Dimensionless groups — convection versus conduction. What is the name of the dimensionless number that represents the ratio of convective to conductive heat transfer across a fluid layer?

Introduction / Context:
Dimensionless numbers condense complex transport phenomena into concise parameters. In convective heat transfer, one key number measures how effectively convection transports energy relative to conduction across the same characteristic length.

Given Data / Assumptions:

• A fluid layer or boundary layer with characteristic length L.
• Thermal conductivity k and convective coefficient h are defined.

Concept / Approach:
The Nusselt number Nu is defined as Nu = h * L / k.

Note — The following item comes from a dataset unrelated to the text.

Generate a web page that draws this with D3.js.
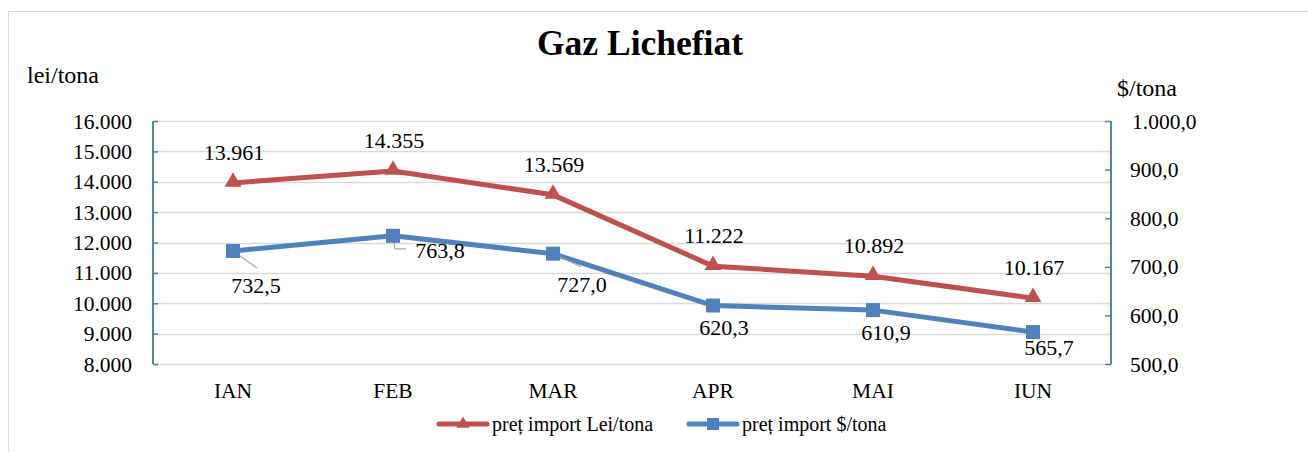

It expresses the enhancement of heat transfer through a fluid layer due to convection relative to pure conduction. When Nu = 1, convection offers no improvement over conduction; larger Nu indicates stronger convective transport.

Step-by-Step Solution:
Define Nu = (convective heat transfer)/(conductive heat transfer) across the same temperature difference and length scale.Using Fourier’s and Newton’s laws: h * (ΔT) versus k * (ΔT / L) → Nu = h * L / k.Therefore, the required ratio corresponds to the Nusselt number.

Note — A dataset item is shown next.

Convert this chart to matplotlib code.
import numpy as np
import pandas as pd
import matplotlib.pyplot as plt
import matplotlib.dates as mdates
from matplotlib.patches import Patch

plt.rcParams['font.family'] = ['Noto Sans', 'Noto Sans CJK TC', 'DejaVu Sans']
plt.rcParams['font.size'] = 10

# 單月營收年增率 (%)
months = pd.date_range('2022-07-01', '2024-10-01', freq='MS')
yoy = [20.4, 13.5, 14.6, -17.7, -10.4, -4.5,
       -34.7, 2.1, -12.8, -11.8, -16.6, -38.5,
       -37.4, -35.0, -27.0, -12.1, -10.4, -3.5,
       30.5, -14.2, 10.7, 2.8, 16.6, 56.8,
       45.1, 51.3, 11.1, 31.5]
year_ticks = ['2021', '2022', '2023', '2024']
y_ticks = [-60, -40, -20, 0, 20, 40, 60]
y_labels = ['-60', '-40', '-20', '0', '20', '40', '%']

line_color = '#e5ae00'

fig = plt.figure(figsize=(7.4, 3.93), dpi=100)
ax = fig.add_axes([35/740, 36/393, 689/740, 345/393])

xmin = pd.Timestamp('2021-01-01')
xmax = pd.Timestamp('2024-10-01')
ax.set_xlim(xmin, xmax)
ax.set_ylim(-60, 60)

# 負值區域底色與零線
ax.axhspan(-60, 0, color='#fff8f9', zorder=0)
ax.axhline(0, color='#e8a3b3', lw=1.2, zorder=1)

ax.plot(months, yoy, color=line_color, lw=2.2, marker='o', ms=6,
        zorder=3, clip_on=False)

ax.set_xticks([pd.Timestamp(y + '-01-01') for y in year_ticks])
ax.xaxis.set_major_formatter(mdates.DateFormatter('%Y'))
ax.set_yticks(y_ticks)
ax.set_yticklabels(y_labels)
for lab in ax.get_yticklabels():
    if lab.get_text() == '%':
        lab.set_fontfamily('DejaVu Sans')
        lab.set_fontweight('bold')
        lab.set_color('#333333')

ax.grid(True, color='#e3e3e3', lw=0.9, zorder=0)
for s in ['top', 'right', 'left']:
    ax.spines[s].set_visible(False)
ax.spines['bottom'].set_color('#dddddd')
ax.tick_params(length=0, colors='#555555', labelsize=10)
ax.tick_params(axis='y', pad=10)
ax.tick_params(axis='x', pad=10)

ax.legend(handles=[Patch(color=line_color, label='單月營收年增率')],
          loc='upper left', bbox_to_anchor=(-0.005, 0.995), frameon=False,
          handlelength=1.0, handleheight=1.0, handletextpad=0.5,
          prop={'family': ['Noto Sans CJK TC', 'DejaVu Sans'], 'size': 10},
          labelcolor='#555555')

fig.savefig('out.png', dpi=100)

Verification / Alternative check:
In laminar flow over a flat plate, textbook correlations give Nu as a function of Reynolds and Prandtl numbers, reinforcing that Nu quantifies convective augmentation.

Why Other Options Are Wrong:
Stanton relates heat transfer to fluid capacity (St = h/(ρ * c_p * u)). Biot compares internal to external resistance (Bi = h * L_c / k_solid). Peclet expresses advective to diffusive transport (Pe = Re * Pr). Prandtl is momentum diffusivity to thermal diffusivity (Pr = ν/α).

Common Pitfalls:
Mixing Biot (solid-conduction focus) with Nusselt (fluid-side enhancement).

Final Answer:
Nusselt number